Driving by the ranch and looking at the hills that Ted loved – and the brush piles that remain from the cleared cedar – the place feels lonely now. We often would spot Ted in his pickup truck working on the ranch. Or we would hear him rounding up cattle next door by honking his horn. When we saw him he always had a big smile and a bear hug to offer.

It’s sad to see big family ranches where homes now stand empty and the people who loved the land and its lifestyle pass into the past.

My mother is from Kingsville, home of the famous King Ranch, one of the world’s largest spreads. One of my fondest childhood memories was visiting my grandmother’s house a mile from the ranch. Sometimes on Sundays we would drive the mile or so down the road and watch the cowboys rope.

When we would go into town to the drugstore to get a drink at the old-fashioned soda foundation, the cowboys would come in from the King Ranch wearing their boots and spurs and drink coffee. They were fixtures in a town where the streets were named after members of the King and Kleberg families.

I loved to hear my mother’s stories about the parties she attended at the “big house” on the ranch. I remember it as a lively place bustling with people and brimming with history.

The last time I visited the King Ranch with my mother, we were escorted into a van for a tour. One of the old vaqueros – Kinenos, as they were called — drove us around, his riding days long behind him. I was shocked at how few people I saw.

The ranch was always run by a family member, the last one being Tio Kleberg, a fifth-generation descendant of founder Richard King.  In 1998, though, he was kicked out and replaced by corporate officials to oversee ranch operations. The man who ousted Kleberg was Jack Hunt, the now-retired president of Houston-based King Ranch Inc. Hunt was brought in as a professional manager with an M.B.A. from Harvard University. Tio Kleberg was the end of the long line of Texans with ranching in their blood.

Many other large, family-owned ranches in Texas are in flux. Family members die, ranch operations pass into someone else’s hands, ranches are sold and some are even split into parcels.

We are witnessing the fading of an era with the transitions at so many Texas ranches. A way of life is disappearing before our eyes. This is, to borrow a line from a country-Western song played at Ted Whitt’s funeral, where the cowboy rides away.

I count myself lucky to have known some of them before they rode off into the sunset.

Kathryn Jones is the editor of the Glen Rose Current.

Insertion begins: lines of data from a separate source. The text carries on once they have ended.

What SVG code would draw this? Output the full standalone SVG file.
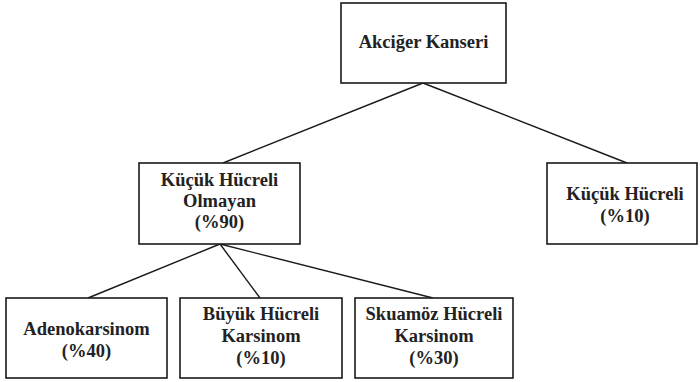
<svg xmlns="http://www.w3.org/2000/svg" width="700" height="382" viewBox="0 0 700 382">
  <style>
    .box { fill: #ffffff; stroke: #1a1a1a; stroke-width: 1.6; }
    .lbl { font-family: "Liberation Serif", "Times New Roman", "DejaVu Serif", serif; font-weight: bold; font-size: 18.5px; fill: #222222; text-anchor: middle; }
    .link { stroke: #1a1a1a; stroke-width: 1.4; fill: none; }
  </style>
  <rect width="700" height="382" fill="#ffffff"/>
  <g id="connectors">
    <line class="link" x1="423" y1="83" x2="223" y2="163"/>
    <line class="link" x1="423" y1="83" x2="627" y2="163"/>
    <line class="link" x1="220" y1="244" x2="88" y2="298"/>
    <line class="link" x1="220" y1="244" x2="260" y2="298"/>
    <line class="link" x1="220" y1="244" x2="433" y2="298"/>
  </g>
  <g id="akciger-kanseri">
    <rect class="box" x="341" y="3" width="165" height="80"/>
    <text class="lbl" x="423.5" y="48">Akciğer Kanseri</text>
  </g>
  <g id="kucuk-hucreli-olmayan">
    <rect class="box" x="139" y="163" width="161" height="81"/>
    <text class="lbl" x="219.5" y="186">Küçük Hücreli</text>
    <text class="lbl" x="219.5" y="207">Olmayan</text>
    <text class="lbl" x="219.5" y="228">(%90)</text>
  </g>
  <g id="kucuk-hucreli">
    <rect class="box" x="547" y="163" width="150" height="81"/>
    <text class="lbl" x="625" y="200">Küçük Hücreli</text>
    <text class="lbl" x="625" y="222">(%10)</text>
  </g>
  <g id="adenokarsinom">
    <rect class="box" x="6" y="298" width="161" height="80"/>
    <text class="lbl" x="86.5" y="335">Adenokarsinom</text>
    <text class="lbl" x="86.5" y="357">(%40)</text>
  </g>
  <g id="buyuk-hucreli-karsinom">
    <rect class="box" x="180" y="298" width="162" height="80"/>
    <text class="lbl" x="261" y="320">Büyük Hücreli</text>
    <text class="lbl" x="261" y="342">Karsinom</text>
    <text class="lbl" x="261" y="364">(%10)</text>
  </g>
  <g id="skuamoz-hucreli-karsinom">
    <rect class="box" x="355" y="298" width="158" height="80"/>
    <text class="lbl" x="434" y="320">Skuamöz Hücreli</text>
    <text class="lbl" x="434" y="342">Karsinom</text>
    <text class="lbl" x="434" y="364">(%30)</text>
  </g>
</svg>
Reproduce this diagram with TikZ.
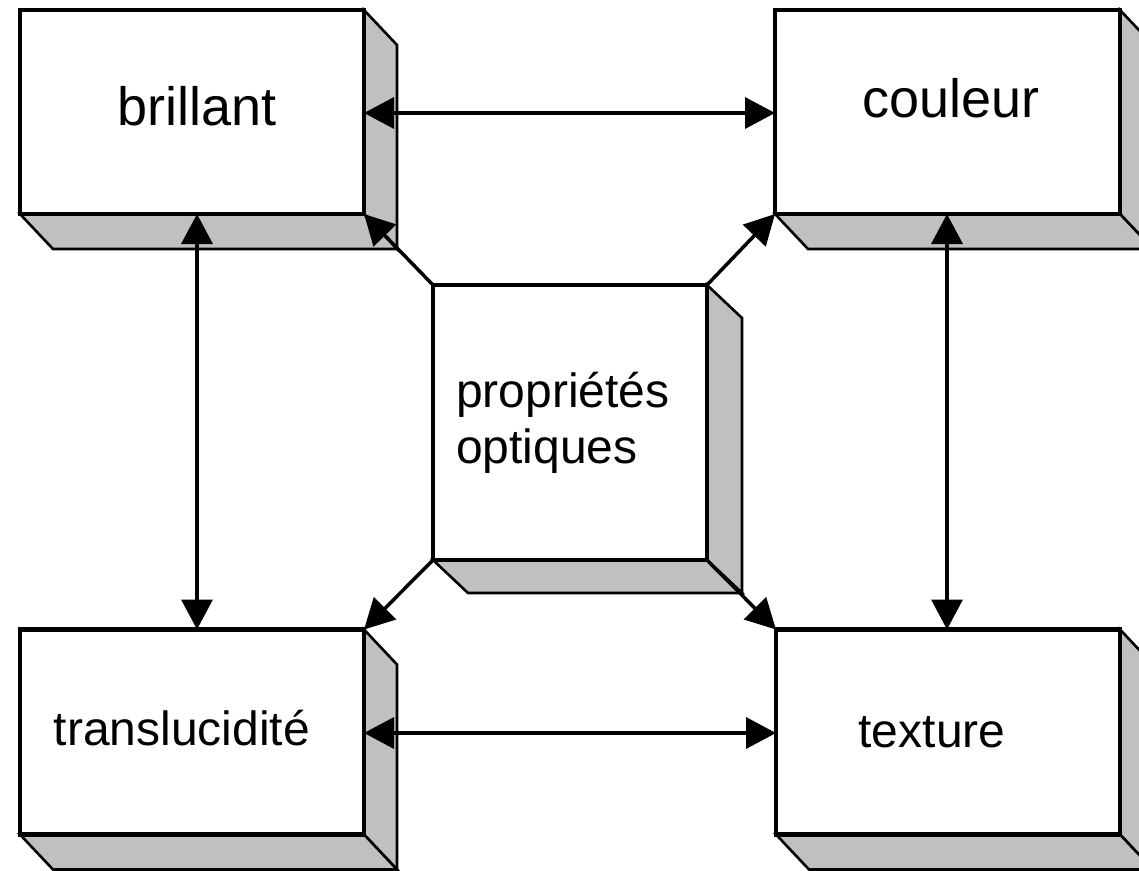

4 Responses to The Undercurrent: A ranching elegy — this is where the cowboy rides away

  1. TJ Garrett Reply

    May 23, 2014 at 8:16 pm


    I was raised on that ranch. My Mom and Dad, Carol and Tommy Jackson were long time Managers. I used to know every nook and crevice of those hills and where you could catch the best fish in those ponds. My Dad is long gone and my Mom misses the days of the small town life. Thanks for writing your articles. I share them with Mom when I can.
    tj garrett

    • Kathryn Reply

      May 26, 2014 at 9:38 am

      TJ, thanks so much for the nice note! The Jacksons were the managers when we moved next door. We think of them often and all the good times we had at the Gordon Ranch — barbecues, Easter sunrise services, riding around in the back of a pickup truck, herds of deer. It’s a special place. Where are you living now?
      Thanks again for reading!

  2. Pat Gordon Reply

    February 20, 2014 at 11:34 am

    Beautifully written. The cowboy way is as much a philosophy as a lifestyle. Most people will never know or understand a way of life filled with assorted hardships that dim in comparison to all the satisfaction gained.

    • Kathryn Reply

      February 20, 2014 at 3:19 pm

      Thanks so much, Pat. Hope you and Bob are well. Let’s get together soon! We keep talking about it, and spring break is coming up!